Technical meetings that are driven by slide decks are bound to be complete disasters, and the reasons for that are many.
You can also watch this blog post as a video
Slide decks encourage lazy communication
Many fall into the trap of reading directly from their slides, neglecting to engage with the audience through meaningful dialogue. Effective meetings should foster active discussions rather than passive listening.
No discussions
The structured nature of slide decks can stifle conversation until the presentation’s end. This format can cause attendees to disengage, waiting for the moment they can contribute their thoughts and feedback.
A better approach
Draft a design document where you put in all your ideas, your thoughts, the nuances, the context, the history, the diagrams, whatever you want to share with your audience and give everyone access to this design document 24 to 48 hours prior to that and ask for comments.
This method ensures that meeting time is dedicated to debating contentious points, addressing disagreements, and forging a path forward.
Crafting an effective design document
The effectiveness of a design document lies in its structure and conciseness.
Consider including:
- An Executive Summary: Place a succinct overview or TL;DR at the beginning.
- Context and History: Explain the backstory and rationale for the discussion.
- Survey of Existing Solutions: Present what solutions are currently available before introducing your own.

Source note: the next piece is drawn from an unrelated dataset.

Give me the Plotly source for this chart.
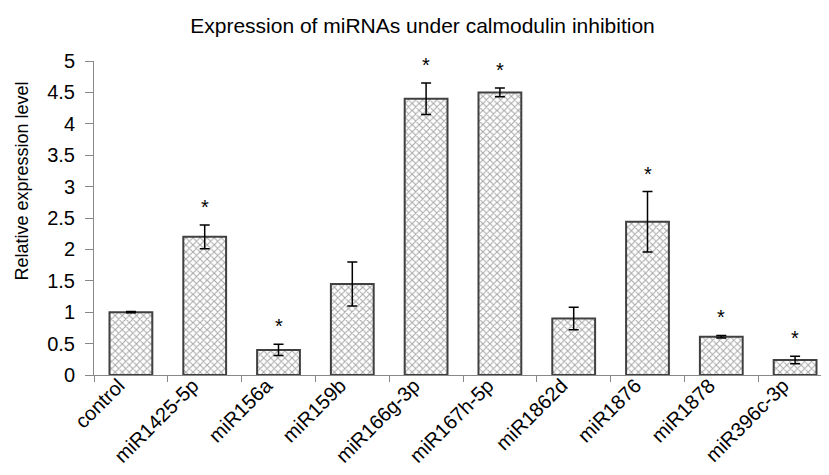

- Your Proposed Design: Offer a high-level design with diagrams for clarity. Discuss open questions, potential risks, and various considerations.
- Implementation Plan: Outline how to enact the proposed design, highlighting any risks.
- Conclusions and Actionable Steps: Conclude with a summary and clear next steps.
- References: List essential pre-reading or materials for a fuller understanding.
This strategy is not just for problem-solving or design meetings but can adapt to operational, support, or other discussions.
Cancel unnecessary meetings
Let documentation drive your discussions, and if consensus is reached through the document alone, cancel the meeting.
Here is the design document template in markdown
# Title
## TLDR
A few short sentences that summarize the entire document. Use active voice and avoid using too much jargon. Keep it simple and straightforward.
## Definitions and Acronyms
Define all the technical terms you use. This will make sure everyone is speaking the same language. Don't go overboard with the definitions. Be reasonable.
| Item | Definition |
| ---- | --------------------------------- |
| API | Application Programming Interface |
| ... | ... |
## Context and History
### What We Have Today
Describe your current setup. Use visual aids when possible.
### What's Changing
Describe what's changing and why.
## Design
### A Survey of Existing Solutions
Discuss existing solutions. Include references to prior art, internal or external.
### Problem Constraints
Define the boundaries of the problem you're dealing with. What, how, why. I've discussed this at length in my [The Art of System Design video](https://youtu.be/3IWpU72eixw?si=nfVCZ5qAnAkPys8P).
### What We're Introducing
Describe what you're planning to implement. Use visual aids when necessary.
### What We Explored and Dismissed
Discuss what you've explored, trade-offs that were made, and why these candidate solutions were dismissed.
### Risks
- What are the risks associated with this implementation?
- Why are they risks?
- What are you going to do about them?
### Implementation Plan
- How are you going to implement your proposed design?
- How long will it take?
- What are the phases and steps?
## References
Include all the references you used in your document.